Wages, though, are another story.
So far this year, wages have risen about 5% compared to prices, which have risen 7.7%.
Companies are not raising wages as fast as they're raising prices. Wolfers thinks that lag is where some of these corporate profits are coming from.
"Most economists are a little puzzled that wages haven't kept up a little more," says Wolfers. And it is puzzling. After all, workers have more power now than they have in decades. Why aren't they negotiating for more?
Wolfers suspects they are, in fact, negotiating, just not always for more money. It could be for the ability to work remotely instead.
For many workers, flexibility and other perks have been more valuable than money, so companies have been able to get away with offering lower wages, even at a moment when they are competing for workers.
A crime of opportunity
Still, Wolfers thinks wages lagging behind prices won't last for long.
With prices rising at the same time unemployment is low and many companies competing to hire, workers are likely to push harder for higher pay.
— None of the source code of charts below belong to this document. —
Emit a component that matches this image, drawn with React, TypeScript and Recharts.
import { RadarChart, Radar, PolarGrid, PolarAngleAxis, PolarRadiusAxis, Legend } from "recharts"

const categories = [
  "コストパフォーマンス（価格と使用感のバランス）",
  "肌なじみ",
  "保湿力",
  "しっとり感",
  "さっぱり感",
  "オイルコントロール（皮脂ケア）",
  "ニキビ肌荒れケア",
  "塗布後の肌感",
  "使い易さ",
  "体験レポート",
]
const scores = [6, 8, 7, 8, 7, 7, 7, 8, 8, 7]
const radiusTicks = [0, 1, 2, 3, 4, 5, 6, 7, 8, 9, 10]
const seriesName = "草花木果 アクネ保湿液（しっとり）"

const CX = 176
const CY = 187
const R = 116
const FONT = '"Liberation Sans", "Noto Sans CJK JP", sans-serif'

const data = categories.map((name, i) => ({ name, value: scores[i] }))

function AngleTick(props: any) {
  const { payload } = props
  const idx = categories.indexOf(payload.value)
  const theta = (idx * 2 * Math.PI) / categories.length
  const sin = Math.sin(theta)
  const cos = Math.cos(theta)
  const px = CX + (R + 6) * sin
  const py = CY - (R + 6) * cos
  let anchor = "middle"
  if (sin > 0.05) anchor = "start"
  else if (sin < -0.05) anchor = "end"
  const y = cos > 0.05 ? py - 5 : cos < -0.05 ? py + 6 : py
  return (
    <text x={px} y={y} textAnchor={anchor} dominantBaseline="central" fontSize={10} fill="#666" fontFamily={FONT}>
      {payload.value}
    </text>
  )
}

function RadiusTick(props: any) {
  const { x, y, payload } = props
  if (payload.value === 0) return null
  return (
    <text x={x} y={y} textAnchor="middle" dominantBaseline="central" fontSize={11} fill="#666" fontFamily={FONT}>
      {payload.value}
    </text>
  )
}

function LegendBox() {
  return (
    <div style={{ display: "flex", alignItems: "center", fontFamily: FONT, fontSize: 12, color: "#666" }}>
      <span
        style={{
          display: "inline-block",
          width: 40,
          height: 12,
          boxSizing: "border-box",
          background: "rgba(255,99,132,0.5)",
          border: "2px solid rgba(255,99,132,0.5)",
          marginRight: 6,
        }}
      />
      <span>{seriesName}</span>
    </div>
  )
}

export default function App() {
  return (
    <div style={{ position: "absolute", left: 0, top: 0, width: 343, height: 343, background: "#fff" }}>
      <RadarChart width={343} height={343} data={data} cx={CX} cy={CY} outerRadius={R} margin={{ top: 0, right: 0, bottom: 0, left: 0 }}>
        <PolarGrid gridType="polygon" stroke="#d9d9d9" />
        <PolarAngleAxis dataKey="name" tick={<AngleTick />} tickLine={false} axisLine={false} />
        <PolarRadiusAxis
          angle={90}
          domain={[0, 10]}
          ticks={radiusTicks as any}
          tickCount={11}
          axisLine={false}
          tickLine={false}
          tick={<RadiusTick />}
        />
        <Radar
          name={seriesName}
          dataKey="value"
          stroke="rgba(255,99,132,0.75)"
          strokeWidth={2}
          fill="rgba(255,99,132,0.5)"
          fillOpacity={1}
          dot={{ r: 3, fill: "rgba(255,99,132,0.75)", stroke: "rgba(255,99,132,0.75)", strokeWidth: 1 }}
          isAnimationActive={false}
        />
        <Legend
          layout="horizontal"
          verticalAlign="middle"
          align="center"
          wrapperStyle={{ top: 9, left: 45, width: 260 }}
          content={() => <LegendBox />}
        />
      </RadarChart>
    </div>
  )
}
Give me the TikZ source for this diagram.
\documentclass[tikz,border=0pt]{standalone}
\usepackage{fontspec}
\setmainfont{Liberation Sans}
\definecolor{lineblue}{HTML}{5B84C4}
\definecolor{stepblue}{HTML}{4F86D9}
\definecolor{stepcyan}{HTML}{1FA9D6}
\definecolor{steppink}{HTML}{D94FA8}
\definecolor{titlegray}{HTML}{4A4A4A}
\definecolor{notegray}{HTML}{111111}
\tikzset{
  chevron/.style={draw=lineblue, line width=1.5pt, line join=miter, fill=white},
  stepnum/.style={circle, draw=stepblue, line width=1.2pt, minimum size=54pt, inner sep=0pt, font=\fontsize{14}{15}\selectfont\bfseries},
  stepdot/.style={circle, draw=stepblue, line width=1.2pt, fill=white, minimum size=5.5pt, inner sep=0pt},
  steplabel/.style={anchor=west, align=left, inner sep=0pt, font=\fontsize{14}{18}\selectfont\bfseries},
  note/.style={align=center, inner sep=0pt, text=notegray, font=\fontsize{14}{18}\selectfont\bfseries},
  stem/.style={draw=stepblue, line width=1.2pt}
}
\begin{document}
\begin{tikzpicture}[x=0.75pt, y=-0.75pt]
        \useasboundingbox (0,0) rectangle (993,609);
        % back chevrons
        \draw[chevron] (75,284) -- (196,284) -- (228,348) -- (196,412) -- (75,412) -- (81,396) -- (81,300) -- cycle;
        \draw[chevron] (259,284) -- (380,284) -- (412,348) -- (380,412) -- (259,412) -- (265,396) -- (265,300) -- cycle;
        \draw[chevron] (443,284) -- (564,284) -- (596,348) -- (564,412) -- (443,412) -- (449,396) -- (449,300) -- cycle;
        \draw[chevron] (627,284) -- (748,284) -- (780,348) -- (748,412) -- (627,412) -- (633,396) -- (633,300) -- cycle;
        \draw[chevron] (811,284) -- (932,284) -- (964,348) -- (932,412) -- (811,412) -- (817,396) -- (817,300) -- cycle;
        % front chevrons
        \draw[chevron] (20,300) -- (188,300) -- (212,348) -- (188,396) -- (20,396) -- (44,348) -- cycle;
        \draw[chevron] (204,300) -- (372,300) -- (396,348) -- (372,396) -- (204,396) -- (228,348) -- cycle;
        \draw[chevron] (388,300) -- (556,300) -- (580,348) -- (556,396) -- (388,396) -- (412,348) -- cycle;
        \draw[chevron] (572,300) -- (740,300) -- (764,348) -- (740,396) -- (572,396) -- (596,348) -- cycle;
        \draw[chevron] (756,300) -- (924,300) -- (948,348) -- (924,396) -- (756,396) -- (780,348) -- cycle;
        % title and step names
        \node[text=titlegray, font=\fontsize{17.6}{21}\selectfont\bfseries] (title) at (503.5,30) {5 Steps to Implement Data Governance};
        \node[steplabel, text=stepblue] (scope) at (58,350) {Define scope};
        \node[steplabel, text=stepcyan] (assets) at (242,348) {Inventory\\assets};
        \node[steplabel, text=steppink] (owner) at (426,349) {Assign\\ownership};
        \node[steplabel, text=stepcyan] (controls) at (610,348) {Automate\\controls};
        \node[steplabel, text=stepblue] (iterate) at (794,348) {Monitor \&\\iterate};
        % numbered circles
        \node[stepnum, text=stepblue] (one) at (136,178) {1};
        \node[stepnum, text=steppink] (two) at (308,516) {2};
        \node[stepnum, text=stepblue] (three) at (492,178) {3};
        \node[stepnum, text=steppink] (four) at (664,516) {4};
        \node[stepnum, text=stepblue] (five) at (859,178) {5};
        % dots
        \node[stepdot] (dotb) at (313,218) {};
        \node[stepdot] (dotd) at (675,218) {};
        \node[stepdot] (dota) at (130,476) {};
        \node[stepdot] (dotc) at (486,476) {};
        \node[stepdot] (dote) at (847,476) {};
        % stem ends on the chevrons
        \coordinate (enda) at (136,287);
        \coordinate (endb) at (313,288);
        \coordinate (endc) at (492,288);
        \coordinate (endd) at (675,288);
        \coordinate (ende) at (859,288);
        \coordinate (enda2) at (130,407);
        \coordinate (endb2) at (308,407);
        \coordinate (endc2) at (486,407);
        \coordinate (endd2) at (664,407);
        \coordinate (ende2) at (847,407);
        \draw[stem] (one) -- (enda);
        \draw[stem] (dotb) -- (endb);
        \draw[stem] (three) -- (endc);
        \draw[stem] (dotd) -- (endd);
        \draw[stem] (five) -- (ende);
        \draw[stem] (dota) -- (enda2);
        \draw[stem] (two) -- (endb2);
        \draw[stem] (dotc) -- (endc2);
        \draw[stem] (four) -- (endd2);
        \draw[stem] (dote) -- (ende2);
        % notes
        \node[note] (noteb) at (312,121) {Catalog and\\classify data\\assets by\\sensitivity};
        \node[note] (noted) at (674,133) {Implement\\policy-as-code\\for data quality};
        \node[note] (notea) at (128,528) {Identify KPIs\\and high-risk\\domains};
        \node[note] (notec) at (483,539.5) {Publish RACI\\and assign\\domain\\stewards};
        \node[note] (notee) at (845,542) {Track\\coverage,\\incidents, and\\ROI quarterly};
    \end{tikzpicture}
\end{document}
And companies will probably have to pay up to keep and attract talent.
As soon as companies start paying out more in wages, those record profits CEOs are bragging about will likely go into workers' paychecks.
"What's happening in the interim is there's a bit of money that we might hope should go to workers," explains Wolfers. "But it's staying in the boss's pocket instead."
Wolfers predicts corporate profits will start coming back to normal levels as wages rise. But will prices?
And the killer is ...
As it turns out, consumers might be the guilty party in the inflation mystery. We've at least been aiding and abetting. "Inflation is coming from demand," says Wolfers.
In spite of inflation, demand hasn't really blinked. Companies have been raising prices and we have been paying them. In fact, in many parts of the economy, spending has been rising right along with prices.
We're not necessarily buying more because we have more money, though. Our collective savings has been shrinking and household debt has been on the rise. It's possible we're spending money we don't have to keep up with rising prices.
That is likely not sustainable. And when our buying slows down, Wolfers says, companies will start lowering prices to entice us to buy: Prices will fall and inflation will ease. But, until demand drops, companies will push prices up as much as they can. It's elementary.